Solar Power Isn't Over Yet
time:2024-03-04 10:21:17 Views:0 author:Jinan Freakin Power Ltd.
The industry is having a somewhat visible freakout. But broadly, it’s doing OK. To take it from recent headlines, it seems as though the global solar-power industry, following half a decade of record growth and governmental investment, flew just a bit too close to the sun. California, a longtime pioneer in solar development, has earned the most attention here: The tiny Golden State companies dedicated to rooftop-solar installation, assembly, and production are slashing thousands of jobs and facing bankruptcies, thanks to a steep drop in demand that, executives claim, is the direct consequence of reduced solar-boosting incentives from the state government. But it’s not just California: Home-security company ADT, based in Florida, recently decided to close its solar-installation arm after just three years. And larger solar firms across the country, like Texas-based Sunnova, are also facing financial headwinds, as Time magazine’s Alana Semuels noted in a report grimly headlined “The Rooftop Solar Industry Could Be on the Verge of Collapse.” About a dozen other states, including Idaho, are also cutting rooftop-solar benefits.
The broader market is facing troubles in solar-happy Europe too. After Germany’s last domestic solar-module producer announced plans to relocate to the United States, a regional solar association warned, “We’re about to lose the whole European [photovoltaic] manufacturing industry.” Other solar factories are either fully shuttering, planning to try their luck in the U.S., or begging European Union lawmakers for additional financial support, citing the challenges of a market suddenly saturated with cheap Chinese imports.
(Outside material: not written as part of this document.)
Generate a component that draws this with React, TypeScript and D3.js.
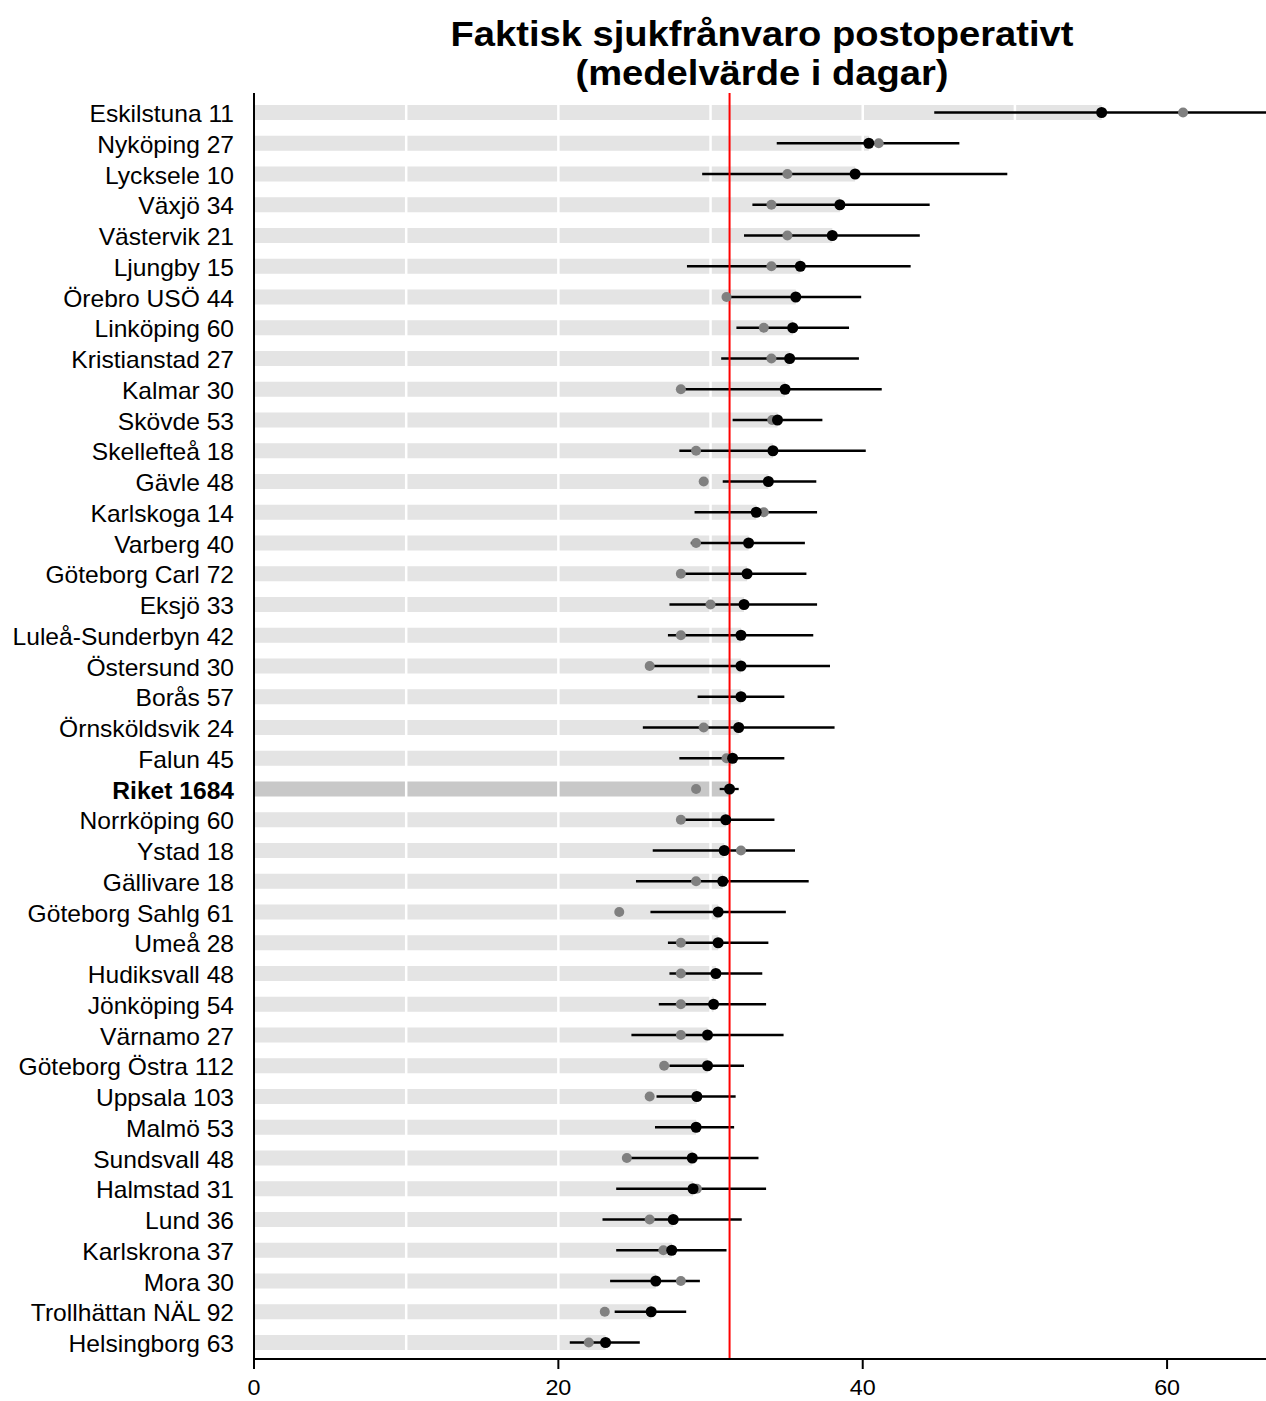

This echoes calls from swing-state senators back in the U.S. for the Biden administration to raise its already-high tariffs on imports of key Chinese solar parts, even though many solar manufacturers dependent on those components claim this would harm their businesses. Meanwhile, prices for essential solar-panel elements, like silver, remain high, as do interest rates and disaster-insurance premiums, causing nervousness among potential investors.
However, on a wider scale, the solar sector is still ballooning and providing record amounts of green energy worldwide. Despite its manufacturing woes, Germany’s nationwide solar installation through 2023 beat expectations. Greece is well on the way to tripling its solar capacity by the end of the decade. China, the undisputed champion of solar, grew its economy last year primarily through rapid renewables development; by the end of this year, the country’s solar and wind output is set to finally outpace the rate of electricity generated from coal, assisted by innovations in ocean-floating panels. (Just one indicator of this success: In 2023 alone, China added more solar panels than the U.S. has ever deployed.) Worldwide renewables capacity grew much more in 2023 than in 2022, despite continuing post-COVID economic shake-ups in supply-chain stability, inflation, and hiked interest rates. North of the U.S. border, Canadian solar has become a hot investment vehicle. And even within the U.S., there are success stories in unexpected places: The most Republican voting district in the country is excited about a solar factory coming to town. Puerto Rico is expanding its rooftop-solar incentives, which have helped the territory to stabilize its grid. The Biden administration is setting aside millions of acres of Western public lands for utility-scale solar. Cooperatively owned solar systems are still taking off in both California and Texas, while the Lone Star State continues to beat records for solar-power production. The Tennessee Valley Authority just inked significant new contracts to expand its arrays of solar panels and batteries, and New Jersey passed a bill to curb limits on expanding community solar.